The QNAP TS-569 Pro is a Intel Atom based NAS system. Therefore it should be no problem to run any Java based application on it.
I managed to get JDK 7 up and running as well, so Jira should be possible too. I installed version 6.0.6, 32 bit edition, but newer versions should run as well.
Keep in mind that the QNAP TS-569 Pro is running a 32 Bit Linux, despite the fact that the underlying architecture is 64 bit.
I upgraded my RAM to 4GB because running Java server applications like Jira or Confluence need more than the stock 1GB.

Assumptions:

  1. All commands are executed using a ssh connection (admin user) to the TS-569 Pro
  2. I did not use a bash environment. Only the built in sh shell was used.
  3. In general you don't need a separate installation of Java 6 or 7, because Jira comes with a bundled JRE 7. My NAS already had a JDK 7 installation with JAVA_HOME pointing to that location. But in principle this should not be necessary.
  4. To configure the MySQL service I used the phpmyadmin QPKG installation
  5. To make things a little bit easier for me and to have more Linux feeling I installed Optware IPKG 
Brief installation instructions:
  1. Create an installation directory for Jira. I chose /share/MD0_Data/Opt/jira but this is totally free and up to you.
  2. Download the 32 Bit installer version of Jira. and save it to a folder on your NAS. It is a script which contains the complete Jira distribution. You don't have to extract anything manual. 
  3. Change into the directory where the downloaded file resides
  4. If not already done make the script executable: chmod +x atlassian-jira-6.0.6-x32.bin
  5. Start the script by executing: ./atlassian-jira-6.0.6-x32.bin
  6. You will get an error saying:
    Sorry, but I could not find gunzip in path. Aborting
  7. I found the solution for that problem in this forum post:
    The gunzip Version on the QNAP seems to be a different one than the script is expecting. The option -V is not recognized by the QNAP gunzip version.

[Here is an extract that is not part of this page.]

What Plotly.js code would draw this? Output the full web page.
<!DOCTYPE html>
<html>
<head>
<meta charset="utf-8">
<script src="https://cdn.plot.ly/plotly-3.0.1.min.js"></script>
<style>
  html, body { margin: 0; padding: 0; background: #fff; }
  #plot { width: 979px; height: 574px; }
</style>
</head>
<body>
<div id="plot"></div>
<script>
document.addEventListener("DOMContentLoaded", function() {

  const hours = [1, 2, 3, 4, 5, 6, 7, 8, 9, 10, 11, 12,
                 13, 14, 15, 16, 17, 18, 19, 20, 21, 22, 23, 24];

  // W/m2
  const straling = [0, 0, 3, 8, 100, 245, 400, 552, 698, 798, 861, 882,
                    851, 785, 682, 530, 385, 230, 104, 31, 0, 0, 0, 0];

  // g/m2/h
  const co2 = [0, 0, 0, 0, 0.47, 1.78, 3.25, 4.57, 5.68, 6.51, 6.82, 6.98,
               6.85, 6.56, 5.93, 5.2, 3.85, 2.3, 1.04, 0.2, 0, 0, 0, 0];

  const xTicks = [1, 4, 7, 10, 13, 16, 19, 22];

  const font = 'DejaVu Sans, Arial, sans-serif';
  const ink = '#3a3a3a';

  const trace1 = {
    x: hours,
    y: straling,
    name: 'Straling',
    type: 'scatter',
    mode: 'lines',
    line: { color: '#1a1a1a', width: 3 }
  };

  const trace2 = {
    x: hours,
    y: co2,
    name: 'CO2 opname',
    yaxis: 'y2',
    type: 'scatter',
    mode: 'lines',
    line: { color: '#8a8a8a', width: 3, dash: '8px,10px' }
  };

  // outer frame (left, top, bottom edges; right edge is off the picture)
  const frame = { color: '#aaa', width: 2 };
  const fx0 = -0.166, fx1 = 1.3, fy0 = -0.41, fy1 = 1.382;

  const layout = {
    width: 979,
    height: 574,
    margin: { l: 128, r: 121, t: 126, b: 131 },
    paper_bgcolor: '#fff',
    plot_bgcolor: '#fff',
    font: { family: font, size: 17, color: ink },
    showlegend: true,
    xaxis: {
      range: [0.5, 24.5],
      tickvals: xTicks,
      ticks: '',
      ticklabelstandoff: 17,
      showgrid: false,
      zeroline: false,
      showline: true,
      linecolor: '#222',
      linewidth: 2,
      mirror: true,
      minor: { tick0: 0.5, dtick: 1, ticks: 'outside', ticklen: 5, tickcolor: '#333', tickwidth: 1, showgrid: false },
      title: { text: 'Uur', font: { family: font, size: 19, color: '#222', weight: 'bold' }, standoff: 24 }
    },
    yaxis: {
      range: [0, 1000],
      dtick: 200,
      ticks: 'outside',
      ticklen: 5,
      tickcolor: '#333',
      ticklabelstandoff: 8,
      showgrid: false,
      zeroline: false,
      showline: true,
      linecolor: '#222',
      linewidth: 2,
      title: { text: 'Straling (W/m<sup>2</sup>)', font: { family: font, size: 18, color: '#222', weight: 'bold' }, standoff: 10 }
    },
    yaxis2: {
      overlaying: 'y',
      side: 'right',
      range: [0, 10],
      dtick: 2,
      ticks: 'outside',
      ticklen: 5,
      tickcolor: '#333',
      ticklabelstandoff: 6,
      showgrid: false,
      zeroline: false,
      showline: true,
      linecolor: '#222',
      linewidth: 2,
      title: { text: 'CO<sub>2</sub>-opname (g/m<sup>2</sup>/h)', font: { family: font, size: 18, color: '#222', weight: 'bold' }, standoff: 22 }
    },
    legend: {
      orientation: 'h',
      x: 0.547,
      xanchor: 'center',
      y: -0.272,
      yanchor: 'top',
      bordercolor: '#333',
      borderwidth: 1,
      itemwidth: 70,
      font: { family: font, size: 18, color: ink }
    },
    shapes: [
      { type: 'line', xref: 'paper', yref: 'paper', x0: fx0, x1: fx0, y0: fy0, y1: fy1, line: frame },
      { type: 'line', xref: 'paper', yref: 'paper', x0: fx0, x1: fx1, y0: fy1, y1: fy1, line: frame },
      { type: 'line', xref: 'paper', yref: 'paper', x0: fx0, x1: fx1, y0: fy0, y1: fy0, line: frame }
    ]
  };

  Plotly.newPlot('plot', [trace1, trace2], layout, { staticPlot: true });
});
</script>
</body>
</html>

    So just load the script into an editor of your choice (I used the ipkg emacs version) and remove these lines from the script and save it afterwards:
  8.  gunzip -V > /dev/null 2>&1  
     if [ "$?" -ne "0" ]; then  
      echo "Sorry, but I could not find gunzip in path. Aborting."  
      exit 1  
     fi  
    
  9. Start the script again and wait a couple of minutes (yes indeed, it took 2-3 minutes on my NAS)
  10. The console installer starts after the script extracted the installation files and you can continue your Jira installation just like described in the official Jira installation documentation.
  11. You may tweak the JVM settings in the setenv.sh file of your Jira installation to adjust memory settings.
  12. That's it. The next thing would be to create start/stop scripts for the runlevels to make the Jira service start whenever the NAS is starting. This is stuff for one of the next articles.